Embora concorde que a avaliação histórica não possa ser avaliada por “Sketches”, compreendo que, são estes homens de ideais e fortes convicções que fazem as cisões que marcam os novos episódios da História. E neste caso, não falo somente dos operacionais Manuel Buíça e Alfredo Costa (instrumentalizados ou não), mas de todo um punhado de homens resolutos nos mesmos objectivos.
A defenestração de Miguel Vasconcelos é disso outro exemplo, e aqui, já existe o tal distanciamento histórico, no entanto, todos os livros de História exultam a execução, embora se trate igualmente de um “sketche”.
Apesar da possível grandeza do acto em termos de convicção, o certo é que no início do século XX ainda existia um enorme menosprezo pela vida humana. É certo que as medidas que D. Carlos tomou foram execráveis à vista de todos os democratas, mas nada justifica os radicalismos e os atentados fáceis que se perpetraram no início do século XX em Portugal! Compreendo o contexto histórico, mas não compreendo o barbarismo do acto.

Cordiais saudações, Nuno Sotto Mayor Ferrão
www.cronicasdoprofessorferrao.blogs.sapo.pt
molin disse…
Caro e-pá!:

Como apaixonado pela história, sou o primeiro a reconhecer a sua dinâmica.

E ainda bem que foca a Revolução Francesa, que realmente não se confinou ao Robespierre, mas concordará com certeza que foi a face negra da conquista dos princípios que hoje norteam a maioria das sociedades ocidentais: liberadade, igualdade e fraternidade.

A questão que aqui se coloca é o de elevar dois assassinos a heróis nacionais. Essa perspectiva é a que leva os monárquicos a considerarem D. Carlos como um mártir, quando nem um nem outros foram dignos dessas referências.
É verdade que não se pode circunscrever a queda da monarquia em Portugal ao triste episódio do bárbaro assassinato de D. Carlos e do Príncipe Herdeiro (ele, sim, uma possível solução renovadora para o problema que se tinha instalado desde a primeira geração de Braganças e da loucura castradora de Carlota Joaquina). O quadro é, de facto, bem mais amplo e vem muito mais de trás. No entanto, continuo a bater na mesma tecla: não tinha de acabar assim.
Aliás, já tive oportunidade de discutir com o Carlos - Esperança, para não haver confusão ;) - o facto de haver vários modelos de sucesso governativo em que a monarquia coabita em harmonioso ambiente democrático com a representatividade popular.

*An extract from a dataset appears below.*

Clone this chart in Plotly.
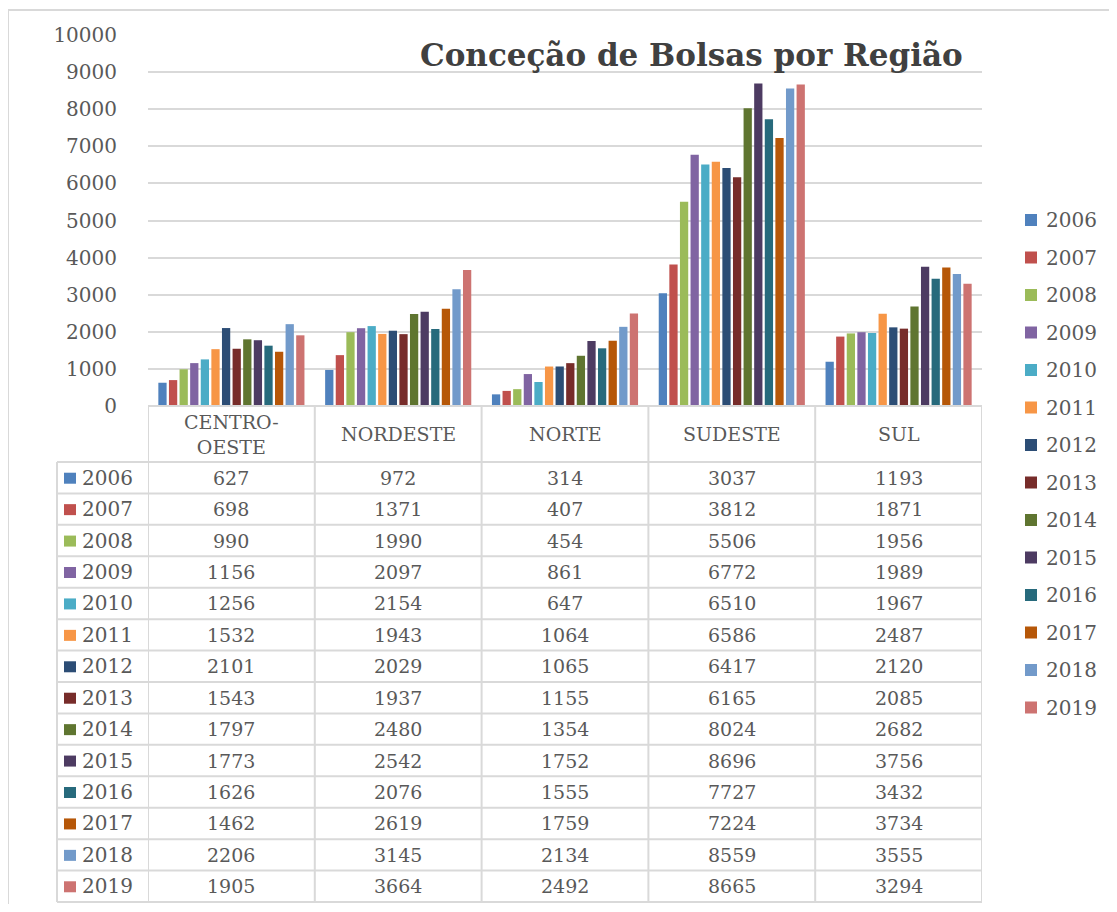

Já nem vou ao exemplo mais remoto europeu da Inglaterra, mas bastava falar dos países nórdicos, da Holanda e sobretudo da Bélgica (este último onde o falecido rei Balduíno exercia um papel fundamental na congregação de duas realidades tão opostas como a flamenca e francófona, num país com a dimensão que se conhece...).

Mas isso, como se costuma dizer, são contas de outro rosário! ;)

Para não nos desviarmos do assunto principal, que é a exaltação de Buíça e Costa no papel da República, mais uma vez digo: triste do país que alicerça a fundação da sua democracia num par de assassinos que, ainda que a coberto da liberdade e de um ideal de uma sociedade mais justa.
Reconheço bem mais nos capitães de Abril esse papel, que tiveram a dignidade de não ceder à vingança a quem durante anos perpetuou torturas a quem se mostrasse de desacordo com o regime. Os tempos eram outros, dirá. No entanto, tenho quase como convicção que os presos políticos deveriam ter preferido a fome mas com o direito a expressar livremente as suas opiniões, do que a tortura num estado pseudo-democrático, herdeiro legítimo do 5 de Outubro.

E o exemplo de Lenine apresentado por JMG é sintomático de que os revolucionários nem sempre devem ser considerados como as bandeiras das revoluções. Fez mais Salvador Allende pelo comunismo no pouco tempo que esteve no poder no Chile do que todas as cabeças-de-cartaz da Revolução de Outubro e seguintes líderes.